Microsoft sues DoJ over gag laws blocking customers from knowing govt got their data
Microsoft has filed a lawsuit against the US Justice Department claiming the government’s authority to block technology companies from notifying customers when their personal data has been accessed is unconstitutional.

Filed in federal court on Thursday, the lawsuit alleged that the federal government is increasingly using search warrants to comb through customer information that is held by Microsoft, and that it is essentially banning the company from ever letting people know about the government’s behavior.

Microsoft said that over the last year and a half, US courts have ordered it to not notify customers that their data was obtained by the government a total of 2,576 times. About 68 percent of these gag orders, or 1,752 of them, did not feature any sort of fixed end date.

“This means that we are forever barred from speaking, and our customers are forever barred from hearing that the government has accessed their email or other content,” said Brad Smith, Microsoft’s president and chief legal officer, to the Washington Post. “So this matters to people and the rights that all of us are entitled to enjoy under the Constitution.”

Overall, the last 18 months have seen the government demand customer information from Microsoft more than 5,600 times.

According to the Microsoft, these never-ending gag orders violate both the First and Fourth Amendments. The company also claims that these secretive gag orders are “becoming routine.”

“We believe these actions violate two of the fundamental rights that have been part of this country since its founding,” wrote Smith on the Microsoft blog. “These lengthy and even permanent secrecy orders violate the Fourth Amendment, which gives people and businesses the right to know if the government searches or seizes their property. They also violate the First Amendment, which guarantees our right to talk to customers about how government action is affecting their data.”

Under the Electronic Communications Privacy Act, US courts can order companies to remain silent about government investigations if they think notifying customers could result in destroyed data or otherwise harm an investigation, the Wall Street Journal reported.

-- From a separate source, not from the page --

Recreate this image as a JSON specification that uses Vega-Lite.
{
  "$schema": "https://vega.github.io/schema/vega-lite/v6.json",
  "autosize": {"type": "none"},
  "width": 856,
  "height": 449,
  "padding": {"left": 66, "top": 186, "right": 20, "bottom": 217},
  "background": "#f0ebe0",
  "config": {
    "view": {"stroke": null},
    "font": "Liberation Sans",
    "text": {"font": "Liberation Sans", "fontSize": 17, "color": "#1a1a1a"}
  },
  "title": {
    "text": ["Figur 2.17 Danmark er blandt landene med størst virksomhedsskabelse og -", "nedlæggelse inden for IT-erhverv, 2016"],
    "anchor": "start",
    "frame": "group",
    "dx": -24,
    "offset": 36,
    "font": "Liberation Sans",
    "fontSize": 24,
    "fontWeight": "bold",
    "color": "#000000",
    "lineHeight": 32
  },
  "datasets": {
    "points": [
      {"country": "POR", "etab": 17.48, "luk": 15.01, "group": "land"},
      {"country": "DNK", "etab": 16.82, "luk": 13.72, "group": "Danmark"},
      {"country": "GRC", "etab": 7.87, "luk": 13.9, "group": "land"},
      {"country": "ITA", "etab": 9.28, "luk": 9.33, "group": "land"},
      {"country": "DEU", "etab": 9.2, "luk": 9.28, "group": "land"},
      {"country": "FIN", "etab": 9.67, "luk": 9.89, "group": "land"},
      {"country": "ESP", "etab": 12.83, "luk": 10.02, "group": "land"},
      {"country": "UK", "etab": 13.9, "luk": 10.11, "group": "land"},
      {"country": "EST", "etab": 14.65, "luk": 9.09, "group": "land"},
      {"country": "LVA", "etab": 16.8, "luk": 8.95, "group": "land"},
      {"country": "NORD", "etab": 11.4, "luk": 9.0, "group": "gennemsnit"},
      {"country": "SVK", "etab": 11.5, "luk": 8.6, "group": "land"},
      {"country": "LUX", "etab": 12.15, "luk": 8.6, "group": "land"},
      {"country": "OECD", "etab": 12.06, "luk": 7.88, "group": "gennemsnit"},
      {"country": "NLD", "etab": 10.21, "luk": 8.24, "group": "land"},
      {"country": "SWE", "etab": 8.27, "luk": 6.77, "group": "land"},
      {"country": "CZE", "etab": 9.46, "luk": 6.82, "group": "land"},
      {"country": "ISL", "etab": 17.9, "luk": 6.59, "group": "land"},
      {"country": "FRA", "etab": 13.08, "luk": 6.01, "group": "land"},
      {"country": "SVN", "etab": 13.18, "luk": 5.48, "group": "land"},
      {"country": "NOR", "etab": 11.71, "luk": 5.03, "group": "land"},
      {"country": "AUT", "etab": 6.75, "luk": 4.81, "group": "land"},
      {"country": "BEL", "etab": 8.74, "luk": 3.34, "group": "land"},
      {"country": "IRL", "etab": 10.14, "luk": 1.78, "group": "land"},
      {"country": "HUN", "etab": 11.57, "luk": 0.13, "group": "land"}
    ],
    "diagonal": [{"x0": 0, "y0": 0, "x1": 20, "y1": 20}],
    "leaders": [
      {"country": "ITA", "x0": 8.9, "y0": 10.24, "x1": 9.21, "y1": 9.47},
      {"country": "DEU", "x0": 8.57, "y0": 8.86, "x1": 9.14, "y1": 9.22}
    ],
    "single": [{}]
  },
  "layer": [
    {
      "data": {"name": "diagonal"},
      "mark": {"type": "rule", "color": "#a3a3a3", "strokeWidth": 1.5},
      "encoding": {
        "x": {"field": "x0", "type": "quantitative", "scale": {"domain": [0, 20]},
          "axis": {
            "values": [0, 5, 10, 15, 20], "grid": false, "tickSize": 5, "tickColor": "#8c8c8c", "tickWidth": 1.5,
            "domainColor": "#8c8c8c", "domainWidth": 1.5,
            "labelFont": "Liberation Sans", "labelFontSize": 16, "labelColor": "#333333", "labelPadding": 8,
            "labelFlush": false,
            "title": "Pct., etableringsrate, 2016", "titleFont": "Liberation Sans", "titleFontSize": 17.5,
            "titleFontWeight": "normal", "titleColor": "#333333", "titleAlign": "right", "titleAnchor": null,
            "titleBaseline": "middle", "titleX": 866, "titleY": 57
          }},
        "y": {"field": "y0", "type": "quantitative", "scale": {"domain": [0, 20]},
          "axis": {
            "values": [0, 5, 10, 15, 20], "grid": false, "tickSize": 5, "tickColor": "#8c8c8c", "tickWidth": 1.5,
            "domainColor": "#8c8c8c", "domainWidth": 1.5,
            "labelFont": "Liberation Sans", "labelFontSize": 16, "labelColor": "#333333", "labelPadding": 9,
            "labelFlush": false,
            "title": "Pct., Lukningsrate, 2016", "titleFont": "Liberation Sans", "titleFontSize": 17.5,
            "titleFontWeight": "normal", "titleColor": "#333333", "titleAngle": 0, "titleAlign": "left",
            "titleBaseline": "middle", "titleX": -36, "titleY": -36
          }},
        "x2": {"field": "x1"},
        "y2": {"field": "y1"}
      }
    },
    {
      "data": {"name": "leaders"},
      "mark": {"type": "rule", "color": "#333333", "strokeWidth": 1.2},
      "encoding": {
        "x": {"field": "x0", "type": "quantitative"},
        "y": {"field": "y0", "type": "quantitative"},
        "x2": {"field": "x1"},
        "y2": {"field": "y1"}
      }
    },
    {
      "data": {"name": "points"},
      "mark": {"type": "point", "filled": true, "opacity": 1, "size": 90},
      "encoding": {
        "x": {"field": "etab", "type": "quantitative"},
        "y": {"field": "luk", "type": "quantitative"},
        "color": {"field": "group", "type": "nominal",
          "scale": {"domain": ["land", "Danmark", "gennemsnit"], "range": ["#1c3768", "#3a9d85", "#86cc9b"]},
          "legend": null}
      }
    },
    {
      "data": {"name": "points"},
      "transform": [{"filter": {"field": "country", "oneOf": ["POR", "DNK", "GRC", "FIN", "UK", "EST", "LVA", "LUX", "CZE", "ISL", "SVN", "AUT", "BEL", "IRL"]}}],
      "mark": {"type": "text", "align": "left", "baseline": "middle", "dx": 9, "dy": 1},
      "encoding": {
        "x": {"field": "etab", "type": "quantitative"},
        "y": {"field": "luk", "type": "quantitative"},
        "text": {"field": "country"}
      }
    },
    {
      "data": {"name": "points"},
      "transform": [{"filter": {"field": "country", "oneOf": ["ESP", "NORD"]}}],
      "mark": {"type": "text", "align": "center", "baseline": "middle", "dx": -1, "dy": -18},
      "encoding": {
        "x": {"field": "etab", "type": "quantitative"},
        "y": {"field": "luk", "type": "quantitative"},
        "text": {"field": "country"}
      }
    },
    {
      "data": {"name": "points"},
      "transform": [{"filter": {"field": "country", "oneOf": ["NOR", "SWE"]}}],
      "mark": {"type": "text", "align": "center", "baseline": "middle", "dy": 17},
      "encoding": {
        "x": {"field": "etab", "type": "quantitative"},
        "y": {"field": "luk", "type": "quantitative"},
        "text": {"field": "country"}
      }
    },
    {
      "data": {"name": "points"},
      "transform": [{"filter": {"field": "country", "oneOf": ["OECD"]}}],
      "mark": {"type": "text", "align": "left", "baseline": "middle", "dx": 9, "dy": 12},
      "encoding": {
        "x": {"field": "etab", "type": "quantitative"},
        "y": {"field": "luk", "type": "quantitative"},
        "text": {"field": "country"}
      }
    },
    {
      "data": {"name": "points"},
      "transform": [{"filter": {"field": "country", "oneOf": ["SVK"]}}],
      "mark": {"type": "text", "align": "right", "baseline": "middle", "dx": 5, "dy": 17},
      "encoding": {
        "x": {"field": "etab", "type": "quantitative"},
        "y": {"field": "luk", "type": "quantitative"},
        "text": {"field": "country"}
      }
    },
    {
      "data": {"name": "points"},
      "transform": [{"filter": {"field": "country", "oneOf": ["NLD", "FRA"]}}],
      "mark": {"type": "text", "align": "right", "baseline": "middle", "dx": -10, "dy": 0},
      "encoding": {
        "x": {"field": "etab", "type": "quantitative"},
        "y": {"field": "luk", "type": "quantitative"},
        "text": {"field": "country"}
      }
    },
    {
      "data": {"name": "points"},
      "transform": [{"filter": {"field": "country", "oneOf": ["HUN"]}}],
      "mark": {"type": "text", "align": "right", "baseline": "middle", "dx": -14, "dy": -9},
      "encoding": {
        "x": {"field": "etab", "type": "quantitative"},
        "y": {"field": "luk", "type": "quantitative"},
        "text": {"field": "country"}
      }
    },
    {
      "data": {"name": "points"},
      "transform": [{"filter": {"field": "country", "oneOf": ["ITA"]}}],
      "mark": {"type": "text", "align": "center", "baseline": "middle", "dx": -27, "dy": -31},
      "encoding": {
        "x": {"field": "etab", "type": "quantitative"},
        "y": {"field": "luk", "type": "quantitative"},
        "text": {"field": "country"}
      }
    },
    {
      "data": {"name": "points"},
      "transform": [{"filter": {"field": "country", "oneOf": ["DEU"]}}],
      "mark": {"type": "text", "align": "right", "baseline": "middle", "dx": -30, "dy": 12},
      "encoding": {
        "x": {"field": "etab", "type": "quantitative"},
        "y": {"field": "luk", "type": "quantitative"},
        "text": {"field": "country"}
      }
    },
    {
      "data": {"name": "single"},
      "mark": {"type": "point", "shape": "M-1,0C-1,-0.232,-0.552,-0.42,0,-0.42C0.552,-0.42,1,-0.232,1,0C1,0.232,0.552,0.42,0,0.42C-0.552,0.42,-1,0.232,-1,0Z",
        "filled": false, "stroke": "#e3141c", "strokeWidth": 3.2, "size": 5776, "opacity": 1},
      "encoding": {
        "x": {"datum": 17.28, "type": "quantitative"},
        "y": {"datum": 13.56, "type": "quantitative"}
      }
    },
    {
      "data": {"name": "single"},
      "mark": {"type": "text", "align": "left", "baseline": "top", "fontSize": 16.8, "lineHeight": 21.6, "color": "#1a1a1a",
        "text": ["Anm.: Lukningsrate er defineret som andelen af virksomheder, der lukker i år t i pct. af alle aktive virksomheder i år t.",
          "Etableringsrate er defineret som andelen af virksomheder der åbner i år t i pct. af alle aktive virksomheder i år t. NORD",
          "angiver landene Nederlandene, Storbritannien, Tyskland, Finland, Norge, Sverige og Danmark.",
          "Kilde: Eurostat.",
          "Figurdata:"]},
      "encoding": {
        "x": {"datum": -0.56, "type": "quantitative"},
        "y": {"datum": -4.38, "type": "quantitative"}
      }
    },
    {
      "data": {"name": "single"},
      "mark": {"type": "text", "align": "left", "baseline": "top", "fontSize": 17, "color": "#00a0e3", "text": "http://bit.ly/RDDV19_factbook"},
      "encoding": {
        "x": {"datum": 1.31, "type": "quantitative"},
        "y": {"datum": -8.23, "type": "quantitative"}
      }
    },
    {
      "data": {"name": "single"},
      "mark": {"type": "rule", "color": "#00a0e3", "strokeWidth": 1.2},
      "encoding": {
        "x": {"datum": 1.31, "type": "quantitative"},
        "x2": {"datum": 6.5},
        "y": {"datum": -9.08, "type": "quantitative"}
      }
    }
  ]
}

Microsoft said it understands there are times when secrecy is needed, but that the rising number of orders has caused it to question whether the government’s policy is too lax.

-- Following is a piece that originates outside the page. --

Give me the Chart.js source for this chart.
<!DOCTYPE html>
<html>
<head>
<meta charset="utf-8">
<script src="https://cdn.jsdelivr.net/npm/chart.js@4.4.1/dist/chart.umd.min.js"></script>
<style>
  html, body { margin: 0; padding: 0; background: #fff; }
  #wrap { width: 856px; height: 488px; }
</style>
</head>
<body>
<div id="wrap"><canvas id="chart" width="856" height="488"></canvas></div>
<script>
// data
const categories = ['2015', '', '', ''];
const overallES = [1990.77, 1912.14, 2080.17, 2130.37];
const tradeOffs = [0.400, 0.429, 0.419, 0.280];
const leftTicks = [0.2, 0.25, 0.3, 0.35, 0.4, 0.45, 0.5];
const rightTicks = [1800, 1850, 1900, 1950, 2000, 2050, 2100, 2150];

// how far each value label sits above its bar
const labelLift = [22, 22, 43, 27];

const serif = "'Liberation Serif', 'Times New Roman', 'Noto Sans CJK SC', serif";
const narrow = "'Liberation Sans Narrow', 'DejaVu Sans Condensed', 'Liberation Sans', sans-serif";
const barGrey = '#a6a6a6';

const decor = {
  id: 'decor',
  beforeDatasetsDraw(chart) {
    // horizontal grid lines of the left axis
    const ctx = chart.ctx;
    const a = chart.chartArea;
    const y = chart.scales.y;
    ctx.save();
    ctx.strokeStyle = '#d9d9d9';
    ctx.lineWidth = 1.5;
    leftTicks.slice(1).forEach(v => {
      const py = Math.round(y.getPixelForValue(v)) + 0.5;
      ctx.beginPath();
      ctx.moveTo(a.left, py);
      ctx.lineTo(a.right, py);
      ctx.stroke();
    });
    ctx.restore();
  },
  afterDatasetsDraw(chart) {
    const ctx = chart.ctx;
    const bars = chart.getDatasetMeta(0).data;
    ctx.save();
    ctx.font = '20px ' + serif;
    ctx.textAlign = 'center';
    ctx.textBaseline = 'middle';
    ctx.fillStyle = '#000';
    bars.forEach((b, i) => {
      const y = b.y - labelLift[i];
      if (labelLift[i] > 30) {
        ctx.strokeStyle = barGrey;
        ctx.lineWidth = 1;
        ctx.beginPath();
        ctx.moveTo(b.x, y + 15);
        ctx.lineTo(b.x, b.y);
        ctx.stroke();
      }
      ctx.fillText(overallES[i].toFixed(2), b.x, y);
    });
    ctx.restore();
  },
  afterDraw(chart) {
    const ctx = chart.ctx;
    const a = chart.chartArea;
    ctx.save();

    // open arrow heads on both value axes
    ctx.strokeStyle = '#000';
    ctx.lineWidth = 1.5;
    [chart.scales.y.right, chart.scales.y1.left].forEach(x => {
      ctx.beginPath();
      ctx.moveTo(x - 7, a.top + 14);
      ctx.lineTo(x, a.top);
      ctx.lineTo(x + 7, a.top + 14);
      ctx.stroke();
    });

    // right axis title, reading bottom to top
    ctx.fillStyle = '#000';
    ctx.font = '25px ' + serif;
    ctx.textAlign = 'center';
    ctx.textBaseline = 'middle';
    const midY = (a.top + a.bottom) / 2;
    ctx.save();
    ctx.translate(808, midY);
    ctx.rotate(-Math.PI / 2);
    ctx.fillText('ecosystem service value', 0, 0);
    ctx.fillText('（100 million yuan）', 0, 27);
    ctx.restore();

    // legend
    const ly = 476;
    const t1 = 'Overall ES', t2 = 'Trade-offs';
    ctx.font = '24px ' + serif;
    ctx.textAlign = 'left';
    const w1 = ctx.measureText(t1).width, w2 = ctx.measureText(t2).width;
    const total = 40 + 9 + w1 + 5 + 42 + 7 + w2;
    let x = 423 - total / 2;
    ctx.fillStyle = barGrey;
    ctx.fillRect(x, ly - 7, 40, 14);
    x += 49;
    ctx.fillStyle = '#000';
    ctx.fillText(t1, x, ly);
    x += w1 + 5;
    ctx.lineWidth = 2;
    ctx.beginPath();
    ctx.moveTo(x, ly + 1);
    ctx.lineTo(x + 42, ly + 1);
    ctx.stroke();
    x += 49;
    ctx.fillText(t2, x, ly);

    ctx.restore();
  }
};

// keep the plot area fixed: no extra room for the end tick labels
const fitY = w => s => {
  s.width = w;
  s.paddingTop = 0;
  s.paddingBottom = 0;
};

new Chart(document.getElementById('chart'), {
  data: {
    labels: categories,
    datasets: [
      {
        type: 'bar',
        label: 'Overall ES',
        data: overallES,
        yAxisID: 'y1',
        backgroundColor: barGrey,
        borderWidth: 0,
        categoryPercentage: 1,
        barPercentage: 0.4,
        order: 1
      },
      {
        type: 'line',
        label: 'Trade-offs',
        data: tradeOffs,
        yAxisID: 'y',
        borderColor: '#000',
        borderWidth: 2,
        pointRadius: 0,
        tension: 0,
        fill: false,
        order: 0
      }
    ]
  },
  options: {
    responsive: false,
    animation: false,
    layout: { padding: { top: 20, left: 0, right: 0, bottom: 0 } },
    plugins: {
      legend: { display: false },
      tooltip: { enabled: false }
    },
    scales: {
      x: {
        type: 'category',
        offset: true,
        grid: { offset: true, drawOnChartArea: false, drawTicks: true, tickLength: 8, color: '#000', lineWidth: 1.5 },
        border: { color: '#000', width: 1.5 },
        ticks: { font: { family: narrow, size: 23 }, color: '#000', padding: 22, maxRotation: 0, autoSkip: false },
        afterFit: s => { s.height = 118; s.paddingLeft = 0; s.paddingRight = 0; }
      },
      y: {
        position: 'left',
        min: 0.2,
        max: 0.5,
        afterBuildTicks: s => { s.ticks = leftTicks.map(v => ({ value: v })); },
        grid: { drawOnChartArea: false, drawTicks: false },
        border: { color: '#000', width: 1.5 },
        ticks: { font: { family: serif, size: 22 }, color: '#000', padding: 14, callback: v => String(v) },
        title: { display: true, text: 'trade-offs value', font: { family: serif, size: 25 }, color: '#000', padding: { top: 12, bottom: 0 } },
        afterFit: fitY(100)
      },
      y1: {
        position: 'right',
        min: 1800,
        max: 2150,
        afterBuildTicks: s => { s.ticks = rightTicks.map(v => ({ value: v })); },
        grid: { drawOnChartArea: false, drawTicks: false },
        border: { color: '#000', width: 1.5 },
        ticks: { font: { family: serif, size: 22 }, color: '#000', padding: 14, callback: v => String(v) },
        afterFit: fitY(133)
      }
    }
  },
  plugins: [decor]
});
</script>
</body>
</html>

With communications largely moving into the digital space, however, Microsoft argued that the government is demanding data and silence far more often than it did in the pre-internet days.

“[The] government seeks and executes warrants for electronic communications far more frequently than it sought and executed warrants for physical documents and communications – apparently because it believes it can search and seize those documents and communications under a veil of secrecy,” the suit claims.

One law professor, Jamil Jaffer of George Mason University, told the Washington Post that Microsoft may have trouble winning on Fourth Amendment grounds in court, since individuals are generally required to allege violations of personal rights

Meanwhile, law professor Jennifer Daskal of American University said gag orders that have time limits are likely to be declared legal.

“So long as there is a valid basis for delay, and the customer ultimately gets notice, there does not seem to be a constitutional problem,” she told the newspaper.

Others have suggested that companies like Microsoft have become less willing to cooperate with the government even when search warrants have been approved. In other battles, too, such as the one between the FBI and Apple over encrypted iPhones, companies are leaning towards privacy in order to protect their customer base.

“Prior to 2014, a lot of the companies weren’t adversaries. Then it became a business decision to be less friendly to law enforcement,’’ said Terry Cunningham, president of the International Association of Chiefs of Police, to WSJ.

For its part, Microsoft says it wants the Justice Department to set “reasonable limitations” for secretive gag orders, and that it wants Congress to amend the Electronic Communications Privacy Act if the Justice Department doesn’t do so.